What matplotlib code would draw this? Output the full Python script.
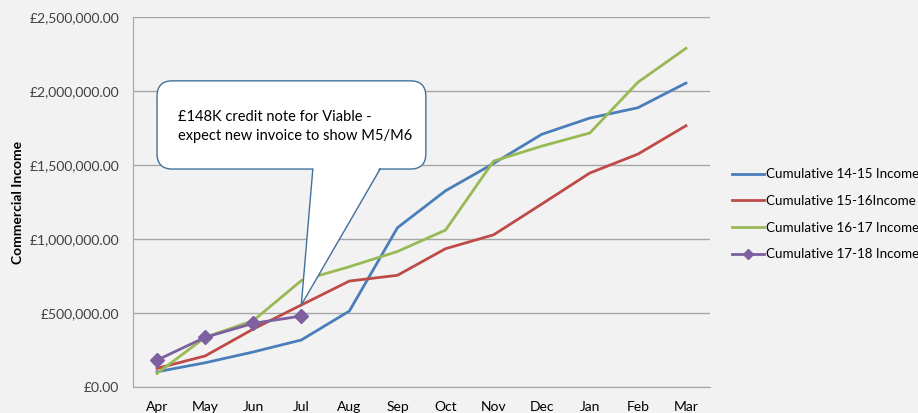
import matplotlib
matplotlib.use("Agg")
import matplotlib.pyplot as plt
from matplotlib.patches import FancyBboxPatch, Polygon
from matplotlib.ticker import FuncFormatter

months = ["Apr", "May", "Jun", "Jul", "Aug", "Sep", "Oct", "Nov", "Dec", "Jan", "Feb", "Mar"]
inc_14_15 = [101000, 162000, 235000, 316000, 512000, 1076000, 1326000, 1511000, 1708000, 1818000, 1888000, 2055000]
inc_15_16 = [124000, 208000, 390000, 553000, 715000, 754000, 934000, 1028000, 1236000, 1446000, 1574000, 1766000]
inc_16_17 = [90000, 334000, 447000, 718000, 812000, 915000, 1060000, 1527000, 1628000, 1717000, 2060000, 2290000]
inc_17_18 = [180000, 334000, 429000, 478000]
labels = ["Cumulative 14-15 Income", "Cumulative 15-16Income", "Cumulative 16-17 Income", "Cumulative 17-18 Income"]
colors = ["#4A7EBB", "#BE4B48", "#98B954", "#7D60A0"]
callout_text = "£148K credit note for Viable -\nexpect new invoice to show M5/M6"

plt.rcParams['font.family'] = ['Lato', 'DejaVu Sans']
bg = "#F2F2F2"
fig = plt.figure(figsize=(9.18, 4.13), dpi=100, facecolor=bg)
ax = fig.add_axes([133/918, (413-386.7)/413, 577/918, (386.7-17.3)/413])
ax.set_facecolor(bg)

x = list(range(len(months)))
series = [inc_14_15, inc_15_16, inc_16_17]
lines = []
for vals, c, lab in zip(series, colors[:3], labels[:3]):
    l, = ax.plot(x[:len(vals)], vals, color=c, lw=2.0, label=lab, solid_joinstyle='round', zorder=3)
    lines.append(l)
l, = ax.plot(x[:len(inc_17_18)], inc_17_18, color=colors[3], lw=2.0, marker='D', markersize=7,
             label=labels[3], zorder=4)
lines.append(l)

ax.set_xlim(-0.5, 11.5)
ax.set_ylim(0, 2500000)
ax.set_yticks([0, 500000, 1000000, 1500000, 2000000, 2500000])
ax.yaxis.set_major_formatter(FuncFormatter(lambda v, p: "£{:,.2f}".format(v)))
ax.set_xticks(x)
ax.set_xticklabels(months)
ax.grid(axis='y', color="#A6A6A6", lw=1.0)
ax.set_axisbelow(True)
for s in ['top', 'right']:
    ax.spines[s].set_visible(False)
for s in ['left', 'bottom']:
    ax.spines[s].set_color("#A6A6A6")
ax.tick_params(axis='both', length=0, labelsize=10, colors="#404040")
ax.tick_params(axis='x', pad=10, labelcolor="#000000")
ax.tick_params(axis='y', pad=10)
ax.set_ylabel("Commercial Income", fontsize=10, fontweight='bold', labelpad=4)

# callout
px_x = 1/48.08
px_y = 500000/73.9
bx0, bx1 = -0.0, 5.59
by0, by1 = 1473000, 2070000
box = FancyBboxPatch((bx0, by0), bx1-bx0, by1-by0,
                     boxstyle="round,pad=0,rounding_size=0.32",
                     mutation_aspect=px_y/px_x,
                     facecolor="white", edgecolor="#41719C", lw=1.0, zorder=5, clip_on=False)
ax.add_patch(box)
tip = (3, inc_15_16[3])
tl = (3.24, by0 + 3*px_y)
tr = (4.64, by0 + 3*px_y)
ax.add_patch(Polygon([tl, tip, tr], closed=True, facecolor="white", edgecolor="none", zorder=6))
ax.plot([tl[0], tip[0], tr[0]], [by0, tip[1], by0], color="#41719C", lw=1.0, zorder=7)
ax.text(bx0 + 21*px_x, by1 - 29*px_y, callout_text, fontsize=10.5, va='top', ha='left',
        linespacing=1.45, zorder=8)

fig.legend(handles=lines, labels=labels, loc='upper left', bbox_to_anchor=(727/918, 1-163/413),
           frameon=False, fontsize=9.6, handlelength=2.4, handletextpad=0.15, labelspacing=1.1,
           borderaxespad=0, markerscale=0.75)

fig.savefig("out.png", dpi=100, facecolor=bg)
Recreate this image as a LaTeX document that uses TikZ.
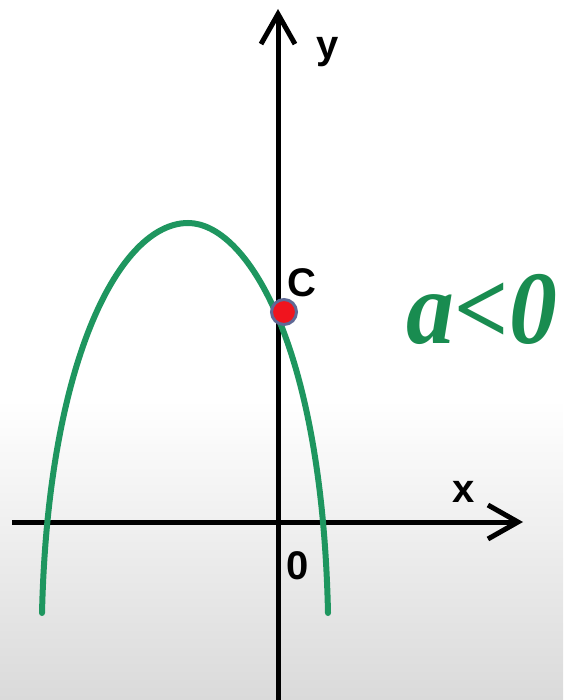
\documentclass[tikz,border=0pt]{standalone}
\usepackage{fontspec}
\setmainfont{Liberation Sans}
\newfontfamily\wordart{Liberation Serif}
\usetikzlibrary{arrows.meta}
\definecolor{curvegreen}{RGB}{30,150,95}
\definecolor{textgreen}{RGB}{25,140,80}
\definecolor{ptred}{RGB}{240,20,30}
\definecolor{ptborder}{RGB}{95,105,150}
\definecolor{bggray}{RGB}{218,218,218}
\tikzset{
  axis/.style={line width=5pt, -{Straight Barb[length=30pt,width=34pt]}},
  curve/.style={curvegreen, line width=6pt, line cap=round},
  lbl/.style={font=\fontsize{40}{40}\selectfont\bfseries, inner sep=0pt},
  dotc/.style={circle, fill=ptred, draw=ptborder, line width=3pt, minimum size=25pt, inner sep=0pt},
  biglabel/.style={font=\wordart\fontsize{104}{104}\selectfont\bfseries\itshape, inner sep=0pt, xscale=0.92}
}
\begin{document}
\begin{tikzpicture}[x=1pt,y=-1pt]
\useasboundingbox (0,0) rectangle (563,700);
\fill[white] (0,0) rectangle (563,400);
\shade[top color=white, bottom color=bggray] (0,399) rectangle (563,700);
% axes
\coordinate (xs) at (12,522);
\coordinate (xe) at (523,522);
\coordinate (ys) at (278,700);
\coordinate (ye) at (278,9);
\draw[axis] (xs) -- (xe);
\draw[axis] (ys) -- (ye);
% parabola
\coordinate (lend) at (42,613);
\coordinate (vtx) at (188,223);
\coordinate (rend) at (328,613);
\draw[curve] (lend) .. controls (48,360) and (120,223) .. (vtx)
  .. controls (245,223) and (322,340) .. (rend);
% point C
\node[dotc] (c) at (284,312) {};
% labels
\node[lbl] (ylab) at (328,52) {y};
\node[lbl] (xlab) at (464,492) {x};
\node[lbl] (olab) at (298,566) {0};
\node[lbl] (clab) at (302,283) {C};
\node[biglabel, text=textgreen] (alab) at (482,309) {a<0};
\end{tikzpicture}
\end{document}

- TASK DESCRIPTION -
Set down the records above word for word, from the first line through the line containing "from matplotlib.ticker import FuncFormatter", both included; leave out the pictures.

- PROBLEM SOLUTION -
What matplotlib code would draw this? Output the full Python script.
import matplotlib
matplotlib.use("Agg")
import matplotlib.pyplot as plt
from matplotlib.patches import FancyBboxPatch, Polygon
from matplotlib.ticker import FuncFormatter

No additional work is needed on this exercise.